• **SHORT EXERCISE**
Print nothing but the lines from the start of the listing below through the line that contains "95.5, 97.0, 98.0];". Do not include the pictures.

• **SOURCE MATERIAL**
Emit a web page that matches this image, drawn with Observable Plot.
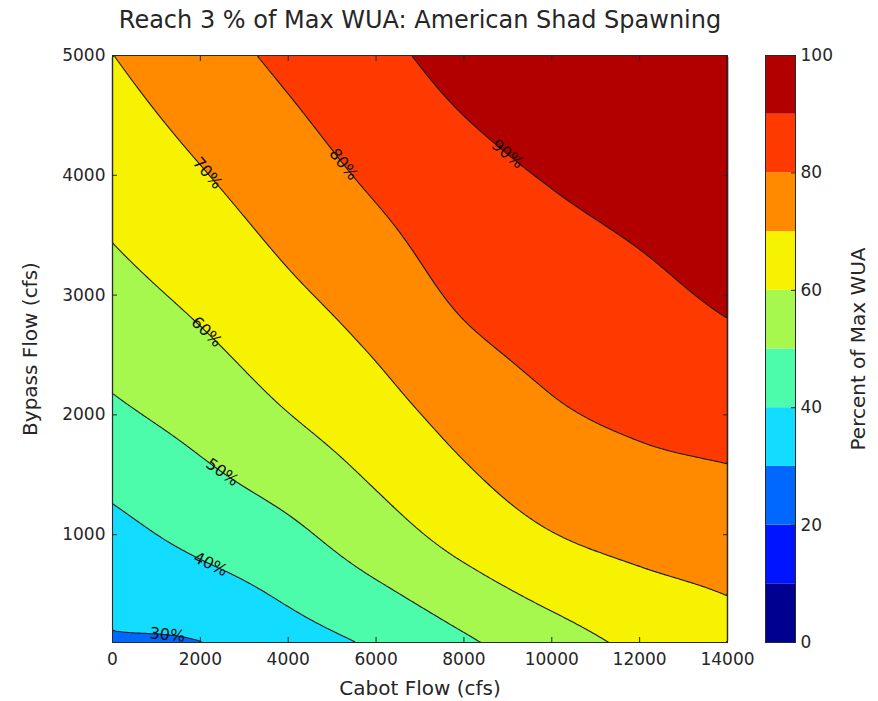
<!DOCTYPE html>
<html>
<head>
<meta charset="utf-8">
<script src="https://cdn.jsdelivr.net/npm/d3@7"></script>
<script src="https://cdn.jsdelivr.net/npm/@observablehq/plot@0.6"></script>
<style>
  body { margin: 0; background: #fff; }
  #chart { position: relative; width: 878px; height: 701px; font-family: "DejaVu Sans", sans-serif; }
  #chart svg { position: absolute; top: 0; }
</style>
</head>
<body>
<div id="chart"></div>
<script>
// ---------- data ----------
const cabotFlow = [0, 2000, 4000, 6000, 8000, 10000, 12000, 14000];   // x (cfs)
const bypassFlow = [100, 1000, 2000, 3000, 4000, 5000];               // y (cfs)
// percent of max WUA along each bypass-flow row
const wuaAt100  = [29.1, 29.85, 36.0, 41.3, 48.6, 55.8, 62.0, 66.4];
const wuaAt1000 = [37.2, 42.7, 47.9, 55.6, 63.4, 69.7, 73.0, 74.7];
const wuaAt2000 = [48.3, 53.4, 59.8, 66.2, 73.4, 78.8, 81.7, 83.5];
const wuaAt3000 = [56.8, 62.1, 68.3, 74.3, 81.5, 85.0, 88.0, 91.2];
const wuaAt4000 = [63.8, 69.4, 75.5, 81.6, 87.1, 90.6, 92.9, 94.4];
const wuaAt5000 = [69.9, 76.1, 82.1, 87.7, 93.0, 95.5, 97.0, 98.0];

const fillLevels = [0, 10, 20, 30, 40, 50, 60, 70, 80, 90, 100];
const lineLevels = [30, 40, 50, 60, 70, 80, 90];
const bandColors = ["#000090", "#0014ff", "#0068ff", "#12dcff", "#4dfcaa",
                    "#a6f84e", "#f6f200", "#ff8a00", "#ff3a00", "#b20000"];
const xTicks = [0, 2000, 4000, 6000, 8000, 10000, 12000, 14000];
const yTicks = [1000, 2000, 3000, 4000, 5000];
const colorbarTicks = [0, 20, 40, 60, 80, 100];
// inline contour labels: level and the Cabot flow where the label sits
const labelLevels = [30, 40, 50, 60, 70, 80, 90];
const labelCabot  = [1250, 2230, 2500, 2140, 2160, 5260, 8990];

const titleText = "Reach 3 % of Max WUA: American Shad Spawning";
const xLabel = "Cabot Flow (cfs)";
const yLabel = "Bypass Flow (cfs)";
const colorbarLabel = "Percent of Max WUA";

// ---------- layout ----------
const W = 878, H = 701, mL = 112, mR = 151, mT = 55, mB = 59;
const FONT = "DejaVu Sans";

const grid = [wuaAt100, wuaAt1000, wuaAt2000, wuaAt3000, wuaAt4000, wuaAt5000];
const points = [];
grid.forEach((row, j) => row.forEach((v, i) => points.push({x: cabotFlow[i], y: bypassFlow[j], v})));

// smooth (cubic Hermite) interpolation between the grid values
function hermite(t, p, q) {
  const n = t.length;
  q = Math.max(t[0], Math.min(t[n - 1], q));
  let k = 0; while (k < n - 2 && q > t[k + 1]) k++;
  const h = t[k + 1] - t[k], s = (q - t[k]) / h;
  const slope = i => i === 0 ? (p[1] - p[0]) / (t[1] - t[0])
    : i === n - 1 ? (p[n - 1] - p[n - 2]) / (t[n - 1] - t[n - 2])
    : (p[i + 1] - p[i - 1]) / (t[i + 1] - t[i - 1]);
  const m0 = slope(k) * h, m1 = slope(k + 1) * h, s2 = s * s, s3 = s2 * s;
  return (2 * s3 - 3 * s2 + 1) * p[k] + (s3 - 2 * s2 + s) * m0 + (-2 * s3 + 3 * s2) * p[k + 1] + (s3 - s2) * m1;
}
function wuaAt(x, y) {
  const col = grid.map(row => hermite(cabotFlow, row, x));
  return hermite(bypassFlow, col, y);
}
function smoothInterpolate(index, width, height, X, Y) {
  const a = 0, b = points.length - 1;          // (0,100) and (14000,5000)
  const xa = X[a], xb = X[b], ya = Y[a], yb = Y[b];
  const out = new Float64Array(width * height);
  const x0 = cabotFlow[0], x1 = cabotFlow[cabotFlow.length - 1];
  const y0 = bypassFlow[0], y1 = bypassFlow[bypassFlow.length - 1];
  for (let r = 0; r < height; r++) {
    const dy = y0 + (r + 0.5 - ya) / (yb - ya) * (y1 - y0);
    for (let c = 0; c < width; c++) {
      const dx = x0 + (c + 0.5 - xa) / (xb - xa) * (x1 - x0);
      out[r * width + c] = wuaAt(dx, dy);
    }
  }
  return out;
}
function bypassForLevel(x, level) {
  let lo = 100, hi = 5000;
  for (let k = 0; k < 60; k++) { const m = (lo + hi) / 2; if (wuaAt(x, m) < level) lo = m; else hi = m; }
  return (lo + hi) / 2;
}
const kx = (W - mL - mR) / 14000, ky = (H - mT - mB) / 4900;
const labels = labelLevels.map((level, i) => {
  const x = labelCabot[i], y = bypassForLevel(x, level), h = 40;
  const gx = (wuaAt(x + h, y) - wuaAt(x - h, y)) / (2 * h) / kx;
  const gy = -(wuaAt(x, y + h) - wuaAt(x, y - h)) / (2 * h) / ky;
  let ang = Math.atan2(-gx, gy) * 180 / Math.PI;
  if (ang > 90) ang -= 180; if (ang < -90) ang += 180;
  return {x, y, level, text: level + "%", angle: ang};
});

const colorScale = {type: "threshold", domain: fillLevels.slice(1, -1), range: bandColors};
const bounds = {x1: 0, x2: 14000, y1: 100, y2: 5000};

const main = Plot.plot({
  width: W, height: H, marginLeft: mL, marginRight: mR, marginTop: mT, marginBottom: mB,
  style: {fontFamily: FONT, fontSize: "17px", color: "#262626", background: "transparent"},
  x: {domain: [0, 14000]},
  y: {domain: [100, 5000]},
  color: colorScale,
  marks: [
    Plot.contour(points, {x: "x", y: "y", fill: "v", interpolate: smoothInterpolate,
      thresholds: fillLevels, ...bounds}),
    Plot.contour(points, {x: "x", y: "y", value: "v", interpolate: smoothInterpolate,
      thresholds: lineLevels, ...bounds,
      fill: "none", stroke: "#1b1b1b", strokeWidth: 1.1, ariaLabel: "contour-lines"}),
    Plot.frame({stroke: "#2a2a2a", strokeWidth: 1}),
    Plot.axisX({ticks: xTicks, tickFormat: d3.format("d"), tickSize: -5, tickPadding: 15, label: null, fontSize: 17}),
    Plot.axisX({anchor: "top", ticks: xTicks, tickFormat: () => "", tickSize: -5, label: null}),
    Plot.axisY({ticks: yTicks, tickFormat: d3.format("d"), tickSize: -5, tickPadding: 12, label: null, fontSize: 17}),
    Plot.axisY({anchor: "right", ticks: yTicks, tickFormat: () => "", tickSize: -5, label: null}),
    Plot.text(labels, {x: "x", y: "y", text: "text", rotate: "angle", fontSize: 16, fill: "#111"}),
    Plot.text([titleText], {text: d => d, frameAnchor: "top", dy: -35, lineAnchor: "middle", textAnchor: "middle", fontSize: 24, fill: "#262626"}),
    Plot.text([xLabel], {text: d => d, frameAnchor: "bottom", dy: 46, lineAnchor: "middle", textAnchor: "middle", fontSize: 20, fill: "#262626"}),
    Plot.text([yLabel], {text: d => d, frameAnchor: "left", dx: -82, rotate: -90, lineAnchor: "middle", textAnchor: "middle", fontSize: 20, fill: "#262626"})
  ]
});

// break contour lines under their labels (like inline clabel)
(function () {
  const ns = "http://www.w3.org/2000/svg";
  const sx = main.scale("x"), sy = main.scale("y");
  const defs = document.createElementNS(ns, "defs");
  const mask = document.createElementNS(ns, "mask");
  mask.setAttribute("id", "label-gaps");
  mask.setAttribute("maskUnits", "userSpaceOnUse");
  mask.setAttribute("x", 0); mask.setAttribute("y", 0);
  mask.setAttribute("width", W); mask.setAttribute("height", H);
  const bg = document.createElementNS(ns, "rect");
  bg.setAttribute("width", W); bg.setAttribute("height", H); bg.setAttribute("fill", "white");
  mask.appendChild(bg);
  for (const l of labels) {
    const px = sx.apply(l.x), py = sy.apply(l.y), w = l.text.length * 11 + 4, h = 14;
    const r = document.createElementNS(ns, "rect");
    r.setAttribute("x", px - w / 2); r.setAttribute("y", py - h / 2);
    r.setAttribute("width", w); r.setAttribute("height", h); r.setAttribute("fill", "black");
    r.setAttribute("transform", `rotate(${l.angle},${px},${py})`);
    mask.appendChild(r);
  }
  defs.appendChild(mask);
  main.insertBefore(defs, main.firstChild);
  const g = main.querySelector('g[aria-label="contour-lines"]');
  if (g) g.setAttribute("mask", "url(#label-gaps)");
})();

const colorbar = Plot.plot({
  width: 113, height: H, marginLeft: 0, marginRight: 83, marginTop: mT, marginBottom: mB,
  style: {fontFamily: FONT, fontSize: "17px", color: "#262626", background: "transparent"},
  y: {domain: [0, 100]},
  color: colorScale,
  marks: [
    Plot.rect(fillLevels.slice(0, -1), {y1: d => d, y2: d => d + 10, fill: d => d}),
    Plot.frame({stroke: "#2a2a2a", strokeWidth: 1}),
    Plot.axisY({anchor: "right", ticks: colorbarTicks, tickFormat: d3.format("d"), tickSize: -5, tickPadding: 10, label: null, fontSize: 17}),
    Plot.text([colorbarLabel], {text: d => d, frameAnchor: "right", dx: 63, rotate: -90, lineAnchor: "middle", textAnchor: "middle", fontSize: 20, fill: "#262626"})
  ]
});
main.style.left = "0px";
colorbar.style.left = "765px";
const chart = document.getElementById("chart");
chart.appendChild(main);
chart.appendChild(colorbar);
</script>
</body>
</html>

• **RESULT OF THE TASK**
Emit a web page that matches this image, drawn with Observable Plot.
<!DOCTYPE html>
<html>
<head>
<meta charset="utf-8">
<script src="https://cdn.jsdelivr.net/npm/d3@7"></script>
<script src="https://cdn.jsdelivr.net/npm/@observablehq/plot@0.6"></script>
<style>
  body { margin: 0; background: #fff; }
  #chart { position: relative; width: 878px; height: 701px; font-family: "DejaVu Sans", sans-serif; }
  #chart svg { position: absolute; top: 0; }
</style>
</head>
<body>
<div id="chart"></div>
<script>
// ---------- data ----------
const cabotFlow = [0, 2000, 4000, 6000, 8000, 10000, 12000, 14000];   // x (cfs)
const bypassFlow = [100, 1000, 2000, 3000, 4000, 5000];               // y (cfs)
// percent of max WUA along each bypass-flow row
const wuaAt100  = [29.1, 29.85, 36.0, 41.3, 48.6, 55.8, 62.0, 66.4];
const wuaAt1000 = [37.2, 42.7, 47.9, 55.6, 63.4, 69.7, 73.0, 74.7];
const wuaAt2000 = [48.3, 53.4, 59.8, 66.2, 73.4, 78.8, 81.7, 83.5];
const wuaAt3000 = [56.8, 62.1, 68.3, 74.3, 81.5, 85.0, 88.0, 91.2];
const wuaAt4000 = [63.8, 69.4, 75.5, 81.6, 87.1, 90.6, 92.9, 94.4];
const wuaAt5000 = [69.9, 76.1, 82.1, 87.7, 93.0, 95.5, 97.0, 98.0];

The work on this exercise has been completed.